YOUR INSTRUCTIONS
Restate the whole listing word for word. Pictures are left out.

++++++

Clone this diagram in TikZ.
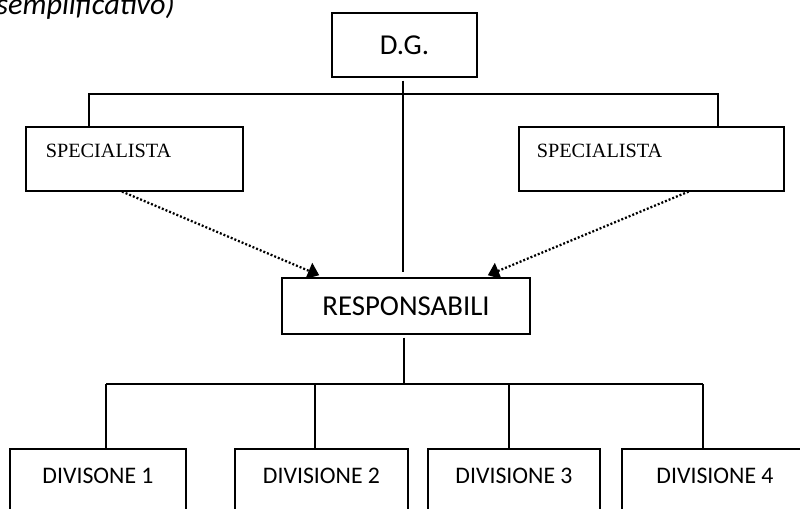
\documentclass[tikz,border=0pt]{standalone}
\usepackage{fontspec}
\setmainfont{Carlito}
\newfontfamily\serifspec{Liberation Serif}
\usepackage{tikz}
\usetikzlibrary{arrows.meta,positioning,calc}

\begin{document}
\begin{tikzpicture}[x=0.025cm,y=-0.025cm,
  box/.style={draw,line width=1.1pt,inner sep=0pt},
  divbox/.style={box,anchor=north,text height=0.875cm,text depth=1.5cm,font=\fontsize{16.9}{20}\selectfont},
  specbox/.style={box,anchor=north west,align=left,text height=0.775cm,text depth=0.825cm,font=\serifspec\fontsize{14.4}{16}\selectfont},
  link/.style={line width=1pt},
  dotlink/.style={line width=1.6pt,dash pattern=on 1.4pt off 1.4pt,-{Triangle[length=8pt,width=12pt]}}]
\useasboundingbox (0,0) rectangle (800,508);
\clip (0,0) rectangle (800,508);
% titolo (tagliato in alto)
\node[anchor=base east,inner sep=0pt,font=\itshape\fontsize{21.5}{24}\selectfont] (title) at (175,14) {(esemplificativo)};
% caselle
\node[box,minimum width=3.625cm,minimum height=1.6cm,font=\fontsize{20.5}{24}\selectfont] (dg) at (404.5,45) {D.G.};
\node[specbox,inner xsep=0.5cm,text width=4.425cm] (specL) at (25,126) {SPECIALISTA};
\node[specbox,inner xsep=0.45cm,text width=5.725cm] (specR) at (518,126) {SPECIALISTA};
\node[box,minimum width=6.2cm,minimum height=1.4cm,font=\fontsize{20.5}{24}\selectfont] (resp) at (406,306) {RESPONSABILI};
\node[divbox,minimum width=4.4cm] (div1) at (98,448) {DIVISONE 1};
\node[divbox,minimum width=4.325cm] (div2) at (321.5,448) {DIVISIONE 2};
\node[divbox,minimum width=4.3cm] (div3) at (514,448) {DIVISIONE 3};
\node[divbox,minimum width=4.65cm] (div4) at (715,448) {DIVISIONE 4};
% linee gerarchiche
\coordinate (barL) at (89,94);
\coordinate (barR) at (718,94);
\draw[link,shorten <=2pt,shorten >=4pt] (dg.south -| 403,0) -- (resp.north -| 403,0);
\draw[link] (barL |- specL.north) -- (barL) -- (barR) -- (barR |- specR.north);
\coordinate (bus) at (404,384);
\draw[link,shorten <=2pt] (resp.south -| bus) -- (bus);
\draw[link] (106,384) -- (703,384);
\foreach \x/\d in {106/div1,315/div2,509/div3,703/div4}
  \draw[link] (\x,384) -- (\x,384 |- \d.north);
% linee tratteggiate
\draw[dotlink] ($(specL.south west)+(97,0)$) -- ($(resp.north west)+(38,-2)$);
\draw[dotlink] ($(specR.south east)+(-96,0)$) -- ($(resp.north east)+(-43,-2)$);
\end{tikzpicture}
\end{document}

++++++

WORKED SOLUTION
Clone this diagram in TikZ.
\documentclass[tikz,border=0pt]{standalone}
\usepackage{fontspec}
\setmainfont{Carlito}
\newfontfamily\serifspec{Liberation Serif}
\usepackage{tikz}
\usetikzlibrary{arrows.meta,positioning,calc}

\begin{document}
\begin{tikzpicture}[x=0.025cm,y=-0.025cm,
  box/.style={draw,line width=1.1pt,inner sep=0pt},
  divbox/.style={box,anchor=north,text height=0.875cm,text depth=1.5cm,font=\fontsize{16.9}{20}\selectfont},
  specbox/.style={box,anchor=north west,align=left,text height=0.775cm,text depth=0.825cm,font=\serifspec\fontsize{14.4}{16}\selectfont},
  link/.style={line width=1pt},
  dotlink/.style={line width=1.6pt,dash pattern=on 1.4pt off 1.4pt,-{Triangle[length=8pt,width=12pt]}}]
\useasboundingbox (0,0) rectangle (800,508);
\clip (0,0) rectangle (800,508);
% titolo (tagliato in alto)
\node[anchor=base east,inner sep=0pt,font=\itshape\fontsize{21.5}{24}\selectfont] (title) at (175,14) {(esemplificativo)};
% caselle
\node[box,minimum width=3.625cm,minimum height=1.6cm,font=\fontsize{20.5}{24}\selectfont] (dg) at (404.5,45) {D.G.};
\node[specbox,inner xsep=0.5cm,text width=4.425cm] (specL) at (25,126) {SPECIALISTA};
\node[specbox,inner xsep=0.45cm,text width=5.725cm] (specR) at (518,126) {SPECIALISTA};
\node[box,minimum width=6.2cm,minimum height=1.4cm,font=\fontsize{20.5}{24}\selectfont] (resp) at (406,306) {RESPONSABILI};
\node[divbox,minimum width=4.4cm] (div1) at (98,448) {DIVISONE 1};
\node[divbox,minimum width=4.325cm] (div2) at (321.5,448) {DIVISIONE 2};
\node[divbox,minimum width=4.3cm] (div3) at (514,448) {DIVISIONE 3};
\node[divbox,minimum width=4.65cm] (div4) at (715,448) {DIVISIONE 4};
% linee gerarchiche
\coordinate (barL) at (89,94);
\coordinate (barR) at (718,94);
\draw[link,shorten <=2pt,shorten >=4pt] (dg.south -| 403,0) -- (resp.north -| 403,0);
\draw[link] (barL |- specL.north) -- (barL) -- (barR) -- (barR |- specR.north);
\coordinate (bus) at (404,384);
\draw[link,shorten <=2pt] (resp.south -| bus) -- (bus);
\draw[link] (106,384) -- (703,384);
\foreach \x/\d in {106/div1,315/div2,509/div3,703/div4}
  \draw[link] (\x,384) -- (\x,384 |- \d.north);
% linee tratteggiate
\draw[dotlink] ($(specL.south west)+(97,0)$) -- ($(resp.north west)+(38,-2)$);
\draw[dotlink] ($(specR.south east)+(-96,0)$) -- ($(resp.north east)+(-43,-2)$);
\end{tikzpicture}
\end{document}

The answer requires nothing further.